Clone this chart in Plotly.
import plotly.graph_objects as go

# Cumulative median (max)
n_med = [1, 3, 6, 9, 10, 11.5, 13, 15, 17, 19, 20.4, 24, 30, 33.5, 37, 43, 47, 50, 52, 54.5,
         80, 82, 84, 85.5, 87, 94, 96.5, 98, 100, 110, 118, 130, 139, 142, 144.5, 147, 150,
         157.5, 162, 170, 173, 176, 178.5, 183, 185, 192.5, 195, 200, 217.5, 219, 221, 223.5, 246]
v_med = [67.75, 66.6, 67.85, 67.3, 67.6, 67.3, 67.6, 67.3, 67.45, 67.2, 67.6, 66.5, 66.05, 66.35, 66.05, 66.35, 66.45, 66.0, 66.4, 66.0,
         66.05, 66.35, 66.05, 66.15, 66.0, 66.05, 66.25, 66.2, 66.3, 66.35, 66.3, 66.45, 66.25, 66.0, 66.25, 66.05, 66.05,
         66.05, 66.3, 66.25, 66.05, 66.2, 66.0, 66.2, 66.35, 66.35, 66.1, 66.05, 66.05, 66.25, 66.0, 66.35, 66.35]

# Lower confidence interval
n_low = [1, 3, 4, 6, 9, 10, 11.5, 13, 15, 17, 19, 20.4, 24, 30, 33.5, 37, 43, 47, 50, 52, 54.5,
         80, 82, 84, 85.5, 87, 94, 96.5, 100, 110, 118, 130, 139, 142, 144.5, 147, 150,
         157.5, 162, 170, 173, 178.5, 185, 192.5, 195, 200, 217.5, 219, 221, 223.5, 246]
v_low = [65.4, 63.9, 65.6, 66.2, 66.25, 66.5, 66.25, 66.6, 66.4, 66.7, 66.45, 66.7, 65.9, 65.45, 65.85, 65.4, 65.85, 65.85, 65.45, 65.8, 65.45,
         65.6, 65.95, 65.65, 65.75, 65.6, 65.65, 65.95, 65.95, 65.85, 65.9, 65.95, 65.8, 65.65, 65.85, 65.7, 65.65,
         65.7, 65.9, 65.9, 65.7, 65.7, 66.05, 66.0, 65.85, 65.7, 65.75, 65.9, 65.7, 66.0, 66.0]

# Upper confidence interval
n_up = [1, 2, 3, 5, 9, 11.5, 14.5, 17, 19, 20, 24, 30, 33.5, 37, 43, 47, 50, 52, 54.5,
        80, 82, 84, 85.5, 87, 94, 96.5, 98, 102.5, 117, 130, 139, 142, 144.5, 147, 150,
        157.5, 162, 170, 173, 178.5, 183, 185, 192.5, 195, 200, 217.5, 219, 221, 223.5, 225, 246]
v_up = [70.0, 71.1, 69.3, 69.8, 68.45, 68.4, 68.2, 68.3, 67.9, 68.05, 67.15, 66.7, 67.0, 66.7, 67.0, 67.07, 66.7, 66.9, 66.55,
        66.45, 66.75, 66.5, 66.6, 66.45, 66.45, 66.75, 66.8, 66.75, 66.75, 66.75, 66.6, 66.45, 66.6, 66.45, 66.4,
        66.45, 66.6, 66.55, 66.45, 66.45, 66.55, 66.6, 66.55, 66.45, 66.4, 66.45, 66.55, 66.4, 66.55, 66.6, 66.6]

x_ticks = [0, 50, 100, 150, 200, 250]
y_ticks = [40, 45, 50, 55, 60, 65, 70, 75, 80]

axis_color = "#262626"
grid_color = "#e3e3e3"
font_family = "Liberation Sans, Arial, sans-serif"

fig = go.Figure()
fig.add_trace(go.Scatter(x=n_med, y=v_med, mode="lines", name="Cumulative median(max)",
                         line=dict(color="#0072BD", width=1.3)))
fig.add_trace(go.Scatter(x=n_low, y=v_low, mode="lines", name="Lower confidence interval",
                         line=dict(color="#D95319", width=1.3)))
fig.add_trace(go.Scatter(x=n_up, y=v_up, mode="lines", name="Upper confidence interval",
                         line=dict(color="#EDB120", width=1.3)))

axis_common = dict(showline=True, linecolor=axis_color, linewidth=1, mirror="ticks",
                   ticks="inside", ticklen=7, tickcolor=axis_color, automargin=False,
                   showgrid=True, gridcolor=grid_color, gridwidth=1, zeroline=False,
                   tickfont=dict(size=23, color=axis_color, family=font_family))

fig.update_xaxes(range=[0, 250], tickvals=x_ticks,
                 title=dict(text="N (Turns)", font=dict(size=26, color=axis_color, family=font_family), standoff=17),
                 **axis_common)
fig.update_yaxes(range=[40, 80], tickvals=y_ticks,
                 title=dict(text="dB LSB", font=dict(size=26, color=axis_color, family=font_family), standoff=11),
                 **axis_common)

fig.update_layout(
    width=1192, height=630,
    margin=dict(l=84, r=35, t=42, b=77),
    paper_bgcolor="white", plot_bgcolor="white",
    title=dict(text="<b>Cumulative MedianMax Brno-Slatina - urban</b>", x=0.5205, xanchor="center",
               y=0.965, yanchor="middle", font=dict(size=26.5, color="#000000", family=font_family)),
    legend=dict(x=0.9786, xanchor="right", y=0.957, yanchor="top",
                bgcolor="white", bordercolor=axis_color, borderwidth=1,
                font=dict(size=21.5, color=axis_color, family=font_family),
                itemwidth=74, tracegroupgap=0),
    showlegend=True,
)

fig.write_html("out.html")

___

> Exercise objective: Return the material in full, exactly as shown.

> Written response:
Clone this chart in Plotly.
import plotly.graph_objects as go

# Cumulative median (max)
n_med = [1, 3, 6, 9, 10, 11.5, 13, 15, 17, 19, 20.4, 24, 30, 33.5, 37, 43, 47, 50, 52, 54.5,
         80, 82, 84, 85.5, 87, 94, 96.5, 98, 100, 110, 118, 130, 139, 142, 144.5, 147, 150,
         157.5, 162, 170, 173, 176, 178.5, 183, 185, 192.5, 195, 200, 217.5, 219, 221, 223.5, 246]
v_med = [67.75, 66.6, 67.85, 67.3, 67.6, 67.3, 67.6, 67.3, 67.45, 67.2, 67.6, 66.5, 66.05, 66.35, 66.05, 66.35, 66.45, 66.0, 66.4, 66.0,
         66.05, 66.35, 66.05, 66.15, 66.0, 66.05, 66.25, 66.2, 66.3, 66.35, 66.3, 66.45, 66.25, 66.0, 66.25, 66.05, 66.05,
         66.05, 66.3, 66.25, 66.05, 66.2, 66.0, 66.2, 66.35, 66.35, 66.1, 66.05, 66.05, 66.25, 66.0, 66.35, 66.35]

# Lower confidence interval
n_low = [1, 3, 4, 6, 9, 10, 11.5, 13, 15, 17, 19, 20.4, 24, 30, 33.5, 37, 43, 47, 50, 52, 54.5,
         80, 82, 84, 85.5, 87, 94, 96.5, 100, 110, 118, 130, 139, 142, 144.5, 147, 150,
         157.5, 162, 170, 173, 178.5, 185, 192.5, 195, 200, 217.5, 219, 221, 223.5, 246]
v_low = [65.4, 63.9, 65.6, 66.2, 66.25, 66.5, 66.25, 66.6, 66.4, 66.7, 66.45, 66.7, 65.9, 65.45, 65.85, 65.4, 65.85, 65.85, 65.45, 65.8, 65.45,
         65.6, 65.95, 65.65, 65.75, 65.6, 65.65, 65.95, 65.95, 65.85, 65.9, 65.95, 65.8, 65.65, 65.85, 65.7, 65.65,
         65.7, 65.9, 65.9, 65.7, 65.7, 66.05, 66.0, 65.85, 65.7, 65.75, 65.9, 65.7, 66.0, 66.0]

# Upper confidence interval
n_up = [1, 2, 3, 5, 9, 11.5, 14.5, 17, 19, 20, 24, 30, 33.5, 37, 43, 47, 50, 52, 54.5,
        80, 82, 84, 85.5, 87, 94, 96.5, 98, 102.5, 117, 130, 139, 142, 144.5, 147, 150,
        157.5, 162, 170, 173, 178.5, 183, 185, 192.5, 195, 200, 217.5, 219, 221, 223.5, 225, 246]
v_up = [70.0, 71.1, 69.3, 69.8, 68.45, 68.4, 68.2, 68.3, 67.9, 68.05, 67.15, 66.7, 67.0, 66.7, 67.0, 67.07, 66.7, 66.9, 66.55,
        66.45, 66.75, 66.5, 66.6, 66.45, 66.45, 66.75, 66.8, 66.75, 66.75, 66.75, 66.6, 66.45, 66.6, 66.45, 66.4,
        66.45, 66.6, 66.55, 66.45, 66.45, 66.55, 66.6, 66.55, 66.45, 66.4, 66.45, 66.55, 66.4, 66.55, 66.6, 66.6]

x_ticks = [0, 50, 100, 150, 200, 250]
y_ticks = [40, 45, 50, 55, 60, 65, 70, 75, 80]

axis_color = "#262626"
grid_color = "#e3e3e3"
font_family = "Liberation Sans, Arial, sans-serif"

fig = go.Figure()
fig.add_trace(go.Scatter(x=n_med, y=v_med, mode="lines", name="Cumulative median(max)",
                         line=dict(color="#0072BD", width=1.3)))
fig.add_trace(go.Scatter(x=n_low, y=v_low, mode="lines", name="Lower confidence interval",
                         line=dict(color="#D95319", width=1.3)))
fig.add_trace(go.Scatter(x=n_up, y=v_up, mode="lines", name="Upper confidence interval",
                         line=dict(color="#EDB120", width=1.3)))

axis_common = dict(showline=True, linecolor=axis_color, linewidth=1, mirror="ticks",
                   ticks="inside", ticklen=7, tickcolor=axis_color, automargin=False,
                   showgrid=True, gridcolor=grid_color, gridwidth=1, zeroline=False,
                   tickfont=dict(size=23, color=axis_color, family=font_family))

fig.update_xaxes(range=[0, 250], tickvals=x_ticks,
                 title=dict(text="N (Turns)", font=dict(size=26, color=axis_color, family=font_family), standoff=17),
                 **axis_common)
fig.update_yaxes(range=[40, 80], tickvals=y_ticks,
                 title=dict(text="dB LSB", font=dict(size=26, color=axis_color, family=font_family), standoff=11),
                 **axis_common)

fig.update_layout(
    width=1192, height=630,
    margin=dict(l=84, r=35, t=42, b=77),
    paper_bgcolor="white", plot_bgcolor="white",
    title=dict(text="<b>Cumulative MedianMax Brno-Slatina - urban</b>", x=0.5205, xanchor="center",
               y=0.965, yanchor="middle", font=dict(size=26.5, color="#000000", family=font_family)),
    legend=dict(x=0.9786, xanchor="right", y=0.957, yanchor="top",
                bgcolor="white", bordercolor=axis_color, borderwidth=1,
                font=dict(size=21.5, color=axis_color, family=font_family),
                itemwidth=74, tracegroupgap=0),
    showlegend=True,
)

fig.write_html("out.html")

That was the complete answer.